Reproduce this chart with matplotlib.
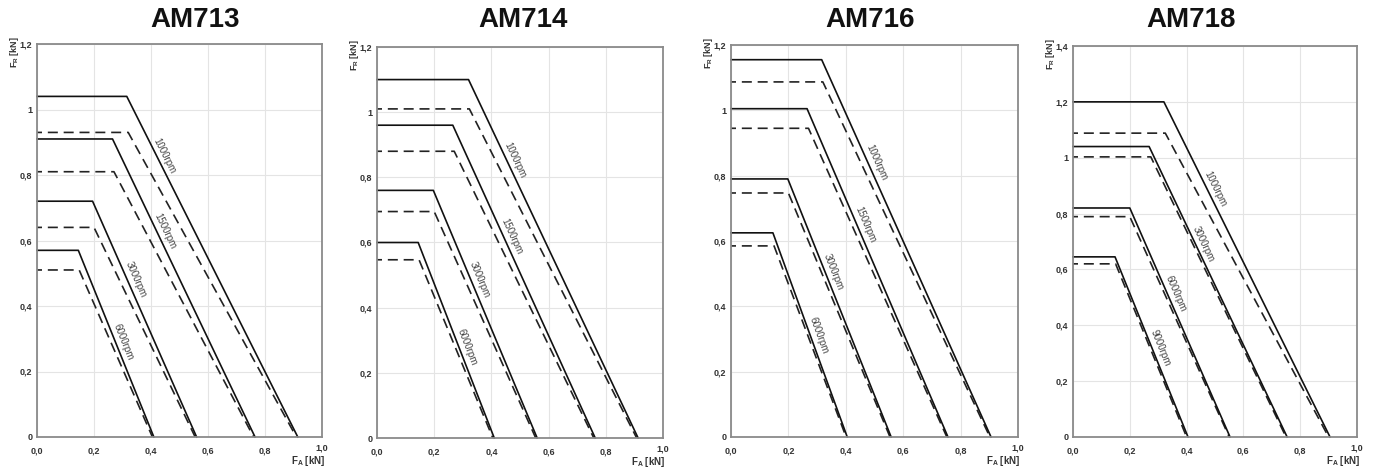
import matplotlib
matplotlib.use("Agg")
import matplotlib.pyplot as plt
import matplotlib.transforms as mtransforms
import numpy as np

plt.rcParams['font.family'] = ['Liberation Sans', 'DejaVu Sans']

titles = ["AM713", "AM714", "AM716", "AM718"]
speeds = [["1000rpm", "1500rpm", "3000rpm", "6000rpm"],
          ["1000rpm", "1500rpm", "3000rpm", "6000rpm"],
          ["1000rpm", "1500rpm", "3000rpm", "6000rpm"],
          ["1000rpm", "3000rpm", "6000rpm", "9000rpm"]]
y_max = [1.2, 1.2, 1.2, 1.4]

# solid curves: flat level, knee FA, FA where FR reaches 0
solid_level = [[1.04, 0.91, 0.72, 0.57],
               [1.10, 0.96, 0.76, 0.60],
               [1.155, 1.005, 0.79, 0.625],
               [1.20, 1.04, 0.82, 0.645]]
solid_knee = [[0.315, 0.265, 0.195, 0.145],
              [0.32, 0.265, 0.197, 0.144],
              [0.316, 0.265, 0.198, 0.146],
              [0.32, 0.268, 0.20, 0.148]]
solid_end = [[0.915, 0.765, 0.56, 0.41],
             [0.913, 0.763, 0.56, 0.41],
             [0.906, 0.756, 0.558, 0.405],
             [0.905, 0.754, 0.553, 0.405]]

# dashed curves
dashed_level = [[0.93, 0.81, 0.64, 0.51],
                [1.01, 0.88, 0.695, 0.547],
                [1.087, 0.945, 0.747, 0.585],
                [1.088, 1.003, 0.789, 0.62]]
dashed_knee = [[0.32, 0.27, 0.20, 0.148],
               [0.323, 0.27, 0.20, 0.147],
               [0.32, 0.27, 0.20, 0.15],
               [0.325, 0.274, 0.20, 0.15]]
dashed_end = [[0.91, 0.76, 0.555, 0.405],
              [0.908, 0.758, 0.555, 0.405],
              [0.902, 0.752, 0.554, 0.401],
              [0.90, 0.75, 0.55, 0.40]]

# FR height where each speed label sits
label_y = [[0.86, 0.63, 0.48, 0.29],
           [0.853, 0.62, 0.485, 0.28],
           [0.84, 0.65, 0.505, 0.31],
           [0.89, 0.69, 0.515, 0.32]]

W, H = 1379, 475
fig = plt.figure(figsize=(W / 100, H / 100), dpi=100)

# axes boxes in pixels: left, right, top, bottom
boxes = [(37, 322, 44, 437), (377, 663, 47, 438),
         (731, 1018, 45, 437), (1073, 1357, 46, 437)]
title_x = [195, 523, 870, 1191]


def fmt_y(v):
    if abs(v - round(v)) < 1e-9:
        return "%d" % round(v)
    return ("%.1f" % v).replace(".", ",")


for p in range(4):
    l, r, t, b = boxes[p]
    ax = fig.add_axes([l / W, (H - b) / H, (r - l) / W, (b - t) / H])
    ax.set_xlim(0, 1.0)
    ax.set_ylim(0, y_max[p])
    xt = np.arange(0, 1.01, 0.2)
    yt = np.arange(0, y_max[p] + 0.01, 0.2)
    ax.set_xticks(xt)
    ax.set_yticks(yt)
    xlabels = [("%.1f" % v).replace(".", ",") for v in xt]
    ax.set_xticklabels(xlabels[:-1] + [""])
    ax.set_yticklabels([fmt_y(v) for v in yt])
    ax.tick_params(length=0, labelsize=6.5, colors='#333333')
    ax.tick_params(axis='x', pad=7)
    ax.tick_params(axis='y', pad=3.5)
    for lab in ax.get_xticklabels() + ax.get_yticklabels():
        lab.set_fontweight('bold')
    # last x tick sits a little higher, above the axis title
    ax.text(1.0, -0.029, xlabels[-1], transform=ax.transAxes, ha='center',
            va='center', fontsize=6.5, fontweight='bold', color='#333333')
    ax.grid(True, color='#e4e4e4', lw=0.8)
    ax.set_axisbelow(True)
    for s in ax.spines.values():
        s.set_color('#8a8a8a')
        s.set_linewidth(1.3)

    for i in range(4):
        ax.plot([0, dashed_knee[p][i], dashed_end[p][i]],
                [dashed_level[p][i], dashed_level[p][i], 0],
                color='#222222', lw=1.2, ls=(3, (6, 3.5)), clip_on=False)
        ax.plot([0, solid_knee[p][i], solid_end[p][i]],
                [solid_level[p][i], solid_level[p][i], 0],
                color='#111111', lw=1.2, clip_on=False)

        # label along the sloped part of the solid curve
        F, K, Z = solid_level[p][i], solid_knee[p][i], solid_end[p][i]
        yl = label_y[p][i]
        xl = K + (F - yl) / F * (Z - K)
        p1 = ax.transData.transform((K, F))
        p2 = ax.transData.transform((Z, 0))
        ang = np.degrees(np.arctan2(p2[1] - p1[1], p2[0] - p1[0]))
        tr = mtransforms.offset_copy(ax.transData, fig=fig, x=6, y=0, units='points')
        ax.text(xl, yl, speeds[p][i], transform=tr, rotation=ang,
                rotation_mode='anchor', ha='center', va='center',
                fontsize=7, color='#444444')

    ax.text(-0.08, 1.02, "F$_\\mathregular{R}$ [kN]", transform=ax.transAxes,
            rotation=90, ha='center', va='top', fontsize=6.5, fontweight='bold',
            color='#333333')
    ax.text(0.95, -0.062, "F$_\\mathregular{A}$ [kN]", transform=ax.transAxes,
            ha='center', va='center', fontsize=7, fontweight='bold',
            color='#333333')

    fig.text(title_x[p] / W, 1 - 20 / H, titles[p], ha='center', va='center',
             fontsize=20, fontweight='bold', color='#111111')

fig.savefig("out.png", dpi=100, facecolor='white')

WHAT YOU SHOULD DO: Leave out the pictures, then repeat the listing above exactly from its first line to the line with "y_max = [1.2, 1.2, 1.2, 1.4]", inclusive.

TASK RESULT:
Reproduce this chart with matplotlib.
import matplotlib
matplotlib.use("Agg")
import matplotlib.pyplot as plt
import matplotlib.transforms as mtransforms
import numpy as np

plt.rcParams['font.family'] = ['Liberation Sans', 'DejaVu Sans']

titles = ["AM713", "AM714", "AM716", "AM718"]
speeds = [["1000rpm", "1500rpm", "3000rpm", "6000rpm"],
          ["1000rpm", "1500rpm", "3000rpm", "6000rpm"],
          ["1000rpm", "1500rpm", "3000rpm", "6000rpm"],
          ["1000rpm", "3000rpm", "6000rpm", "9000rpm"]]
y_max = [1.2, 1.2, 1.2, 1.4]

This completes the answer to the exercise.